O ancora, tralasciando la qualità media dell’offerta ricettiva in Italia, non all’altezza degli standard europei, proviamo a guardare al mondo di INFOIVA, internet. L’acquisto di viaggi, vacanze e soggiorni è, sul web, una delle attività più diffuse al mondo e l’universo del turismo è uno di quelli che maggiormente sono stati cambiati dalla rivoluzione digitale. Ecco, confrontiamo il portale-vetrina dell’Italia e del suo turismo, Italia.it, con quello del nostro maggior competitor europeo, la Spagna e il suo spain.info. Bastano due aspetti per decretare un verdetto impietoso: il numero di lingue in cui il sito è disponibile e la presenza o l’assenza sulla home page del box che consente di organizzare e acquistare il proprio viaggio e la propria vacanza nel Paese. Siamo sconfitti nettamente, come nella finale dell’ultimo Europeo di calcio.
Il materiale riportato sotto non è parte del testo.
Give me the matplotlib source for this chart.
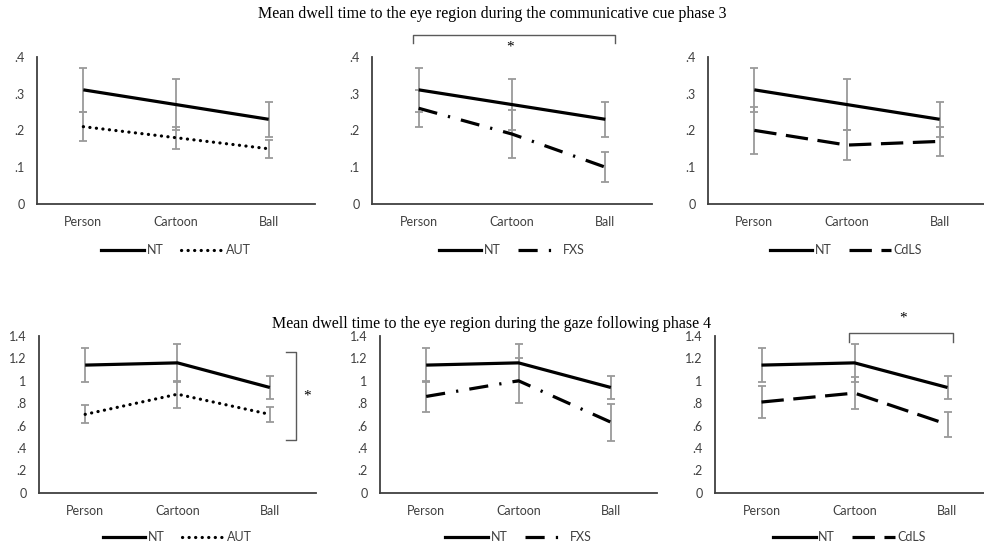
import matplotlib
matplotlib.use("Agg")
import matplotlib.pyplot as plt
from matplotlib.lines import Line2D

# ---- data ----
stimuli = ["Person", "Cartoon", "Ball"]

p3_nt = [0.31, 0.27, 0.23]
p3_nt_err = [0.06, 0.07, 0.048]
p3_aut = [0.21, 0.18, 0.15]
p3_aut_err = [0.04, 0.03, 0.025]
p3_fxs = [0.26, 0.19, 0.10]
p3_fxs_err = [0.05, 0.065, 0.04]
p3_cdls = [0.20, 0.16, 0.17]
p3_cdls_err = [0.064, 0.04, 0.04]

p4_nt = [1.14, 1.16, 0.94]
p4_nt_err = [0.15, 0.17, 0.105]
p4_aut = [0.70, 0.88, 0.70]
p4_aut_err = [0.08, 0.12, 0.07]
p4_fxs = [0.86, 1.00, 0.63]
p4_fxs_err = [0.137, 0.20, 0.165]
p4_cdls = [0.81, 0.89, 0.61]
p4_cdls_err = [0.145, 0.14, 0.115]

p3_ticks = [0, 0.1, 0.2, 0.3, 0.4]
p3_ticklabels = ["0", ".1", ".2", ".3", ".4"]
p4_ticks = [0, 0.2, 0.4, 0.6, 0.8, 1.0, 1.2, 1.4]
p4_ticklabels = ["0", ".2", ".4", ".6", ".8", "1", "1.2", "1.4"]

title3 = "Mean dwell time to the eye region during the communicative cue phase 3"
title4 = "Mean dwell time to the eye region during the gaze following phase 4"

W, H = 984, 545
GREY_TXT = "#404040"
ERR = "#9a9a9a"
LW = 2.3

styles = {
    "AUT": dict(linestyle=(0, (0.05, 2.0)), dash_capstyle="round"),
    "FXS": dict(linestyle=(0, (6, 3.5, 0.7, 3.5))),
    "CdLS": dict(linestyle=(0, (7, 3))),
}

plt.rcParams["font.family"] = ["Lato", "DejaVu Sans"]

fig = plt.figure(figsize=(W / 100, H / 100), dpi=100)


def px_axes(x0, x1, y_top, y_bot):
    return fig.add_axes([x0 / W, 1 - y_bot / H, (x1 - x0) / W, (y_bot - y_top) / H])


def panel(ax, nt, nt_err, grp, grp_err, name, ymax, ticks, ticklabels, leg_y):
    x = list(range(len(stimuli)))
    ax.errorbar(x, grp, yerr=grp_err, fmt="none", ecolor=ERR, elinewidth=1.3,
                capsize=2.7, capthick=1.3, zorder=1)
    ax.errorbar(x, nt, yerr=nt_err, fmt="none", ecolor=ERR, elinewidth=1.3,
                capsize=2.7, capthick=1.3, zorder=1)
    ax.plot(x, nt, color="black", lw=LW, solid_capstyle="butt", zorder=3)
    ax.plot(x, grp, color="black", lw=LW, zorder=3, **styles[name])
    ax.set_xlim(-0.5, 2.5)
    ax.set_ylim(0, ymax)
    ax.set_xticks(x)
    ax.set_xticklabels(stimuli)
    ax.set_yticks(ticks)
    ax.set_yticklabels(ticklabels)
    ax.tick_params(length=0, labelsize=9, colors=GREY_TXT)
    ax.tick_params(axis="x", pad=9)
    ax.tick_params(axis="y", pad=9)
    for s in ["top", "right"]:
        ax.spines[s].set_visible(False)
    for s in ["left", "bottom"]:
        ax.spines[s].set_color("#404040")
        ax.spines[s].set_linewidth(1.3)
    handles = [Line2D([], [], color="black", lw=LW),
               Line2D([], [], color="black", lw=LW, **styles[name])]
    bb = ax.get_position()
    cx = bb.x0 + min(bb.width, 1 - bb.x0) / 2 if bb.x1 > 1 else bb.x0 + bb.width / 2
    ax.legend(handles, ["NT", name], ncol=2, frameon=False, loc="center",
              bbox_to_anchor=(cx, 1 - leg_y / H), bbox_transform=fig.transFigure,
              fontsize=9, labelcolor=GREY_TXT, handlelength=3.4,
              handletextpad=0.2, columnspacing=1.4)


# top row (phase 3)
ax1 = px_axes(37, 315, 56.7, 204)
ax2 = px_axes(372, 652, 56.7, 204)
ax3 = px_axes(708, 986, 56.7, 204)
panel(ax1, p3_nt, p3_nt_err, p3_aut, p3_aut_err, "AUT", 0.4, p3_ticks, p3_ticklabels, 250)
panel(ax2, p3_nt, p3_nt_err, p3_fxs, p3_fxs_err, "FXS", 0.4, p3_ticks, p3_ticklabels, 250)
panel(ax3, p3_nt, p3_nt_err, p3_cdls, p3_cdls_err, "CdLS", 0.4, p3_ticks, p3_ticklabels, 250)

# bottom row (phase 4)
ax4 = px_axes(39, 316, 336, 492.7)
ax5 = px_axes(380, 657, 336, 492.7)
ax6 = px_axes(715, 994, 336, 492.7)
panel(ax4, p4_nt, p4_nt_err, p4_aut, p4_aut_err, "AUT", 1.4, p4_ticks, p4_ticklabels, 537)
panel(ax5, p4_nt, p4_nt_err, p4_fxs, p4_fxs_err, "FXS", 1.4, p4_ticks, p4_ticklabels, 537)
panel(ax6, p4_nt, p4_nt_err, p4_cdls, p4_cdls_err, "CdLS", 1.4, p4_ticks, p4_ticklabels, 537)

# significance brackets
BR = "#5a5a5a"
ax2.plot([-0.06, -0.06, 2.1, 2.1], [0.437, 0.459, 0.459, 0.437], color=BR, lw=1, clip_on=False)
ax2.text(0.98, 0.425, "*", ha="center", va="center", fontsize=11, family="Liberation Serif")

ax4.plot([2.18, 2.28, 2.28, 2.18], [1.26, 1.26, 0.468, 0.468], color=BR, lw=1, clip_on=False)
ax4.text(2.40, 0.86, "*", ha="center", va="center", fontsize=11, family="Liberation Serif")

ax6.plot([0.94, 0.94, 2.06, 2.06], [1.349, 1.424, 1.424, 1.349], color=BR, lw=1, clip_on=False)
ax6.text(1.52, 1.56, "*", ha="center", va="center", fontsize=11, family="Liberation Serif")

# row titles
fig.text(492 / W, 1 - 14 / H, title3, ha="center", va="center", fontsize=11.5,
         family="Liberation Serif")
fig.text(492 / W, 1 - 324 / H, title4, ha="center", va="center", fontsize=11.5,
         family="Liberation Serif")

fig.savefig("out.png", dpi=100)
Insomma, pizza, spaghetti, mandolino, Colosseo, Ponte Vecchio, le gondole, il barocco, la Costa Smeralda, la piadina, lo speck o il Museo Egizio da soli non bastano più. E nemmeno se lasciati alle cure della regione che li ospita o ha dato loro i natali potranno brillare in un panorama turistico globale che cambia rapidamente quanto la tecnologia e gli scenari geo-economici. In questo caso, la conservazione dell’identità locale potrebbe trasformarsi, anziché in una opportunità di promozione, in una chiusura che rischia di spegnere ogni possibilità di sviluppo.

Chi ha a cuore le sorti del turismo e, soprattutto, chi deve legiferare per rilanciare il settore, tenga conto di tutto questo.